The San Francisco Law Library filed a lawsuit this month against the City and County of San Francisco, alleging that officials are violating a City Charter provision that mandates proper funding and adequate space for the law library.
San Francisco has allegedly violated the charter provision since 1995.
The San Francisco Law Library is an autonomous agency established by state law in 1870 to provide free access and use of legal reference materials. It was the first county law library in the state of California, and most of its funding is provided from court filing fees.
For decades, the library shared part of the fourth floor of San Francisco's lovely, domed City Hall with the Superior Courts. It had additional space in the building as well. But then the 1989 earthquake struck. In 1995, City Hall closed for seismic retrofitting, and the library was relocated to the nearby Veterans War Memorial Building.

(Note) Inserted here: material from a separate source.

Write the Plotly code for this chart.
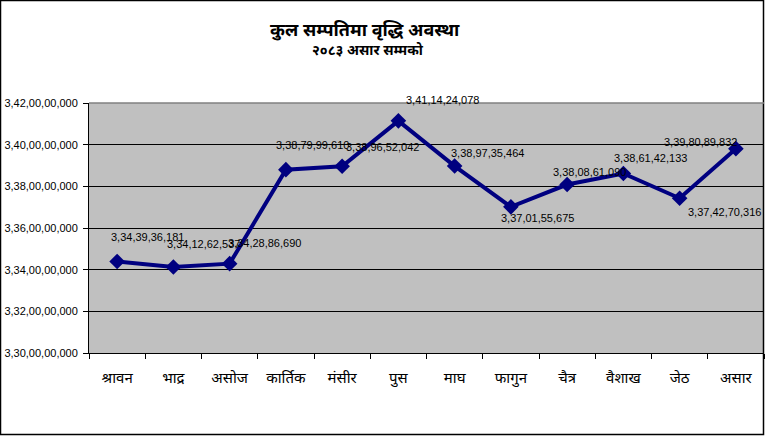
import plotly.graph_objects as go

# months (Nepali fiscal year) and total assets
months = ["श्रावन", "भाद्र", "असोज", "कार्तिक", "मंसीर", "पुस",
          "माघ", "फागुन", "चैत्र", "वैशाख", "जेठ", "असार"]
assets = [3343936181, 3341262537, 3342886690, 3387999610, 3389652042, 3411424078,
          3389735464, 3370155675, 3380861090, 3386142133, 3374270316, 3398089832]

y_ticks = [3300000000, 3320000000, 3340000000, 3360000000,
           3380000000, 3400000000, 3420000000]
y_tick_labels = ["3,30,00,00,000", "3,32,00,00,000", "3,34,00,00,000", "3,36,00,00,000",
                 "3,38,00,00,000", "3,40,00,00,000", "3,42,00,00,000"]

# label offsets from each point, px (x right, y up)
label_dx = [30, 30, 35, 27, 40, 44, 33, 27, 22, 27, 45, -35]
label_dy = [24, 23, 21, 25, 19, 21, 13, -11, 13, 16, -14, 7]

TITLE_FONT = "Noto Sans, DejaVu Sans, sans-serif"
NUM_FONT = "Liberation Sans, Arial, sans-serif"


def indian_format(n):
    s = str(n)
    last3 = s[-3:]
    rest = s[:-3]
    parts = []
    while len(rest) > 2:
        parts.insert(0, rest[-2:])
        rest = rest[:-2]
    if rest:
        parts.insert(0, rest)
    return ",".join(parts + [last3])


fig = go.Figure()
fig.add_trace(go.Scatter(
    x=months,
    y=assets,
    mode="lines+markers",
    line=dict(color="#000080", width=4),
    marker=dict(symbol="diamond", size=12, color="#000080"),
    hoverinfo="skip",
))

for m, v, dx, dy in zip(months, assets, label_dx, label_dy):
    fig.add_annotation(
        x=m, y=v, text=indian_format(v), showarrow=False,
        xshift=dx, yshift=dy,
        font=dict(family=NUM_FONT, size=11, color="black"),
    )

# title (paper coords relative to plot area 89..764 x 103..353 px)
fig.add_annotation(
    xref="paper", yref="paper", x=(365 - 89) / 675, y=(353 - 29) / 250,
    xanchor="center", yanchor="middle",
    text="<b>कुल सम्पतिमा वृद्धि अवस्था</b>", showarrow=False,
    font=dict(family=TITLE_FONT, size=18, color="black"),
)
fig.add_annotation(
    xref="paper", yref="paper", x=(368 - 89) / 675, y=(353 - 49) / 250,
    xanchor="center", yanchor="middle",
    text="<b>२०८३ असार सम्मको</b>", showarrow=False,
    font=dict(family=TITLE_FONT, size=14, color="black"),
)

# outer chart frame
fig.add_shape(
    type="rect", xref="paper", yref="paper",
    x0=(0.5 - 89) / 675, x1=(763.5 - 89) / 675,
    y0=(353 - 434.5) / 250, y1=(353 - 0.5) / 250,
    line=dict(color="black", width=1.5), layer="above",
)
# gray top border of plot area
fig.add_shape(
    type="line", xref="paper", yref="paper", x0=0, x1=1, y0=1, y1=1,
    line=dict(color="#808080", width=1.5),
)

fig.update_xaxes(
    type="category",
    showgrid=False,
    showline=True, linecolor="black", linewidth=1,
    ticks="outside", ticklen=5, tickcolor="black",
    tickson="boundaries",
    ticklabelstandoff=11,
    tickfont=dict(family=TITLE_FONT, size=15, color="black"),
    range=[-0.5, 11.5],
)
fig.update_yaxes(
    range=[3300000000, 3420000000],
    tickvals=y_ticks, ticktext=y_tick_labels,
    showgrid=True, gridcolor="black", gridwidth=1,
    showline=True, linecolor="black", linewidth=1,
    ticks="outside", ticklen=5, tickcolor="black",
    ticklabelstandoff=3,
    tickfont=dict(family=NUM_FONT, size=11, color="black"),
    zeroline=False,
)
fig.update_layout(
    width=765, height=436,
    margin=dict(l=89, r=1, t=103, b=83),
    plot_bgcolor="#C0C0C0",
    paper_bgcolor="white",
    showlegend=False,
)
fig.write_html(
    "out.html",
    config={"displayModeBar": False},
    post_script="document.body.style.margin='0';",
)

The library isn't too happy with its "cramped, leaky, and damaged" replacement digs.
The City Charter requires that San Francisco provide "suitable and sufficient quarters for the Law Library," in addition to a Librarian, Assistant Librarian, and funds for utilities. Library officials claim that the current, 14,000 square foot space is too small for the library's collection, and that two-thirds of the collection are housed in "inaccessible and environmentally unsafe" storage.
So far, that may sound like a bunch of whining, but there is a looming threat to the law library: The Veterans building is set to close for renovation in May 2013, which means that the library will be without a home unless the city finds a new space.